This year’s Freddie March Spirit of Aviation exhibition at the Goodwood Revival will mark the 75th anniversary of the Battle of Britain with a line-up of British aircraft that flew in the Second World War.
More than 30 iconic British wartime aircraft, comprising Supermarine Spitfires, Hawker Hurricanes and the world’s only airworthy Bristol Blenheim, are set to make up the exhibition, which will run for the duration of the event and honour the courageous air crews that flew them in battle.
A truly international line-up includes fighter aircraft flying in from all over Europe and even North America to take part both in the Revival, which is the world’s largest annual historic motor racing and vintage culture event.
Goodwood’s links to the Royal Air Force stretch back to 1940 when Freddie March – the Ninth Duke of Richmond and a successful aircraft designer himself – donated the site now housing the Motor Circuit and Aerodrome to the military to aid the war effort.
Known as RAF Westhampnett during hostilities, Goodwood was home to 43, 129, 145, 602 and 610 squadrons, operating Spitfires, Hurricanes and North American P-51 Mustangs as a relief base for nearby RAF Tangmere.

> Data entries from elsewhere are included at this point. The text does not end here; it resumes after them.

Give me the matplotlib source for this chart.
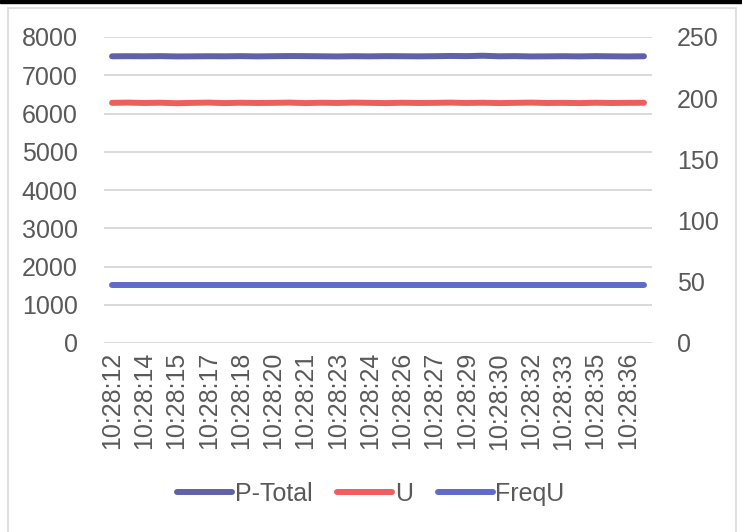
import numpy as np
import matplotlib.pyplot as plt
from matplotlib.patches import Rectangle

# data
times = ["10:28:12", "10:28:13", "10:28:14", "10:28:14", "10:28:15", "10:28:16",
         "10:28:17", "10:28:17", "10:28:18", "10:28:19", "10:28:20", "10:28:20",
         "10:28:21", "10:28:22", "10:28:23", "10:28:23", "10:28:24", "10:28:25",
         "10:28:26", "10:28:26", "10:28:27", "10:28:28", "10:28:29", "10:28:29",
         "10:28:30", "10:28:31", "10:28:32", "10:28:32", "10:28:33", "10:28:34",
         "10:28:35", "10:28:35", "10:28:36", "10:28:37"]
p_total = [7495, 7498, 7496, 7500, 7492, 7494, 7497, 7495, 7500, 7493, 7498, 7502,
           7500, 7496, 7492, 7498, 7494, 7500, 7497, 7494, 7498, 7504, 7500, 7510,
           7496, 7500, 7492, 7494, 7498, 7493, 7500, 7495, 7492, 7496]
u_volt = [196.2, 196.4, 196.1, 196.3, 195.9, 196.2, 196.4, 196.0, 196.3, 196.1, 196.2, 196.4,
          196.0, 196.3, 196.1, 196.4, 196.2, 196.0, 196.3, 196.1, 196.2, 196.4, 196.1, 196.3,
          196.0, 196.2, 196.4, 196.1, 196.2, 196.0, 196.3, 196.1, 196.2, 196.3]
freq_u = [47.4] * 34

c_ptot = "#5F62A8"
c_u = "#EF5D5D"
c_freq = "#5E6BC9"
txt = "#595959"

plt.rcParams['font.family'] = ['Liberation Sans', 'DejaVu Sans']

fig = plt.figure(figsize=(7.42, 5.32), dpi=100)
W, H = 742, 532
ax = fig.add_axes([104 / W, 1 - 343 / H, (652 - 104) / W, (343 - 37) / H])
ax2 = ax.twinx()

x = np.arange(len(times))
l1, = ax.plot(x, p_total, color=c_ptot, lw=4.3, solid_capstyle='round', zorder=3)
l2, = ax2.plot(x, u_volt, color=c_u, lw=4.3, solid_capstyle='round', zorder=3)
l3, = ax2.plot(x, freq_u, color=c_freq, lw=4.3, solid_capstyle='round', zorder=3)

ax.set_xlim(-0.5, len(times) - 0.5)
ax.set_ylim(0, 8000)
ax2.set_ylim(0, 250)
ax.set_yticks(np.arange(0, 8001, 1000))
ax2.set_yticks(np.arange(0, 251, 50))
ax.grid(axis='y', color='#D9D9D9', lw=1.4)
ax.set_axisbelow(True)

ax.set_xticks(x[::2])
ax.set_xticklabels(times[::2], rotation=90, va='top', ha='center')

for a in (ax, ax2):
    for s in a.spines.values():
        s.set_visible(False)
    a.tick_params(length=0, labelsize=18, colors=txt)
ax.tick_params(axis='y', pad=19)
ax.tick_params(axis='x', pad=6.5)
ax2.tick_params(axis='y', pad=18)
ax2.patch.set_visible(False)

fig.legend([l1, l2, l3], ["P-Total", "U", "FreqU"], loc='center',
           bbox_to_anchor=(0.5, 1 - 494 / H), ncol=3, frameon=False,
           fontsize=18, labelcolor=txt, handlelength=2.2, handletextpad=0.1,
           columnspacing=1.0)

# chart border and top edge
fig.patches.append(Rectangle((8 / W, -0.01), (736 - 8) / W, 1 - 8 / H + 0.01,
                             transform=fig.transFigure, fill=False,
                             edgecolor='#D9D9D9', lw=1.2))
fig.patches.append(Rectangle((0, 1 - 3 / H), 1, 3 / H, transform=fig.transFigure,
                             color='black'))

fig.savefig("out.png", dpi=100)
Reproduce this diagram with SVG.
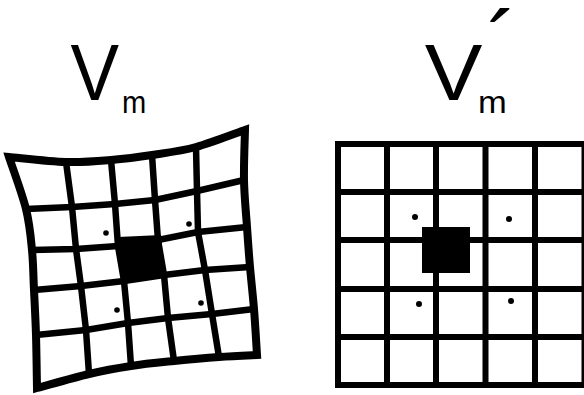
<svg xmlns="http://www.w3.org/2000/svg" width="584" height="395" viewBox="0 0 584 395">
<style>
.lbl{font-family:"Liberation Sans",Arial,sans-serif;fill:#000}
.g{fill:none;stroke:#000;stroke-width:6.5;stroke-linejoin:round;stroke-linecap:butt}
.edge{fill:#fff;stroke:#000;stroke-width:8;stroke-linejoin:miter}
.rg{fill:none;stroke:#000;stroke-width:6}
.dot{fill:#000}
</style>
<rect width="584" height="395" fill="#fff"/>
<g id="label-vm">
<text class="lbl" transform="translate(70.4,100) scale(0.91,1)"><tspan font-size="80">V</tspan><tspan font-size="32" x="56.7" y="13">m</tspan></text>
</g>
<g id="label-vm-prime">
<text class="lbl" transform="translate(424.7,100) scale(1.08,1)"><tspan font-size="80">V</tspan><tspan font-size="32" x="49.4" y="13">m</tspan></text>
<text class="lbl" font-size="92" x="487" y="77">´</text>
</g>
<g id="grid-warped">
<path class="edge" d="M9,157C18.5,157.8 49,161.5 66,162C83,162.5 96.7,161.2 111,160C125.3,158.8 137.8,157.2 152,155C166.2,152.8 180.5,151.2 196,147C211.5,142.8 236.8,132.8 245,130
C244.8,138.3 243.7,163.8 244,180C244.3,196.2 246,212.5 247,227C248,241.5 248.8,253.3 250,267C251.2,280.7 252.8,294.3 254,309C255.2,323.7 256.5,347.3 257,355
C250.7,355.3 232.8,356 219,357C205.2,358 188.7,359.5 174,361C159.3,362.5 145.2,363.8 131,366C116.8,368.2 104.7,370.3 89,374C73.3,377.7 45.7,385.7 37,388
C36.8,379.2 36.5,351.3 36,335C35.5,318.7 34.7,304.2 34,290C33.3,275.8 33.3,263.5 32,250C30.7,236.5 29.8,224.5 26,209C22.2,193.5 11.8,165.7 9,157Z"/>
<polygon fill="#000" points="118,237 161,235 164,276 122,281"/>
<polyline class="g" points="26,209 72,207 115,204 155,200 197,191 244,180"/>
<polyline class="g" points="32,250 76,249 118,246 158,240 198,232 247,227"/>
<polyline class="g" points="34,290 81,286 124,281 164,275 205,270 250,267"/>
<polyline class="g" points="36,335 86,330 128,323 168,318 212,314 254,309"/>
<polyline class="g" points="66,162 72,207 76,249 81,286 86,330 89,374"/>
<polyline class="g" points="111,160 115,204 118,246 124,281 128,323 131,366"/>
<polyline class="g" points="152,155 155,200 158,240 164,275 168,318 174,361"/>
<polyline class="g" points="196,147 197,191 198,232 205,270 212,314 219,357"/>
<circle class="dot" cx="106" cy="233" r="2.8"/>
<circle class="dot" cx="189" cy="224" r="2.8"/>
<circle class="dot" cx="117" cy="310" r="2.8"/>
<circle class="dot" cx="201" cy="303" r="2.8"/>
</g>
<g id="grid-regular">
<rect x="338" y="144" width="246.5" height="241" fill="#fff" stroke="#000" stroke-width="6"/>
<path class="rg" d="M387,144V385M436,144V385M485.5,144V385M535,144V385M338,192H585M338,240H585M338,289H585M338,337H585"/>
<rect x="422" y="227" width="48" height="46" fill="#000"/>
<circle class="dot" cx="415" cy="217" r="3"/>
<circle class="dot" cx="509" cy="219" r="3"/>
<circle class="dot" cx="419" cy="304" r="3"/>
<circle class="dot" cx="511" cy="301" r="3"/>
</g>
</svg>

The first operational sorties by fighter groups of the US Eighth Air Force were flown from Goodwood while Douglas Bader began his final wartime flight from the base as well – a full-sized bronze statue now standing at Goodwood Aerodrome in tribute to him.
The Freddie March Spirit of Aviation – now in its ninth year at the Revival – has become known as a concours d’elegance for aircraft, celebrating the very finest in aviation design. In 2015 it will have a new location adjacent to the all-new Goodwood Aero Club building.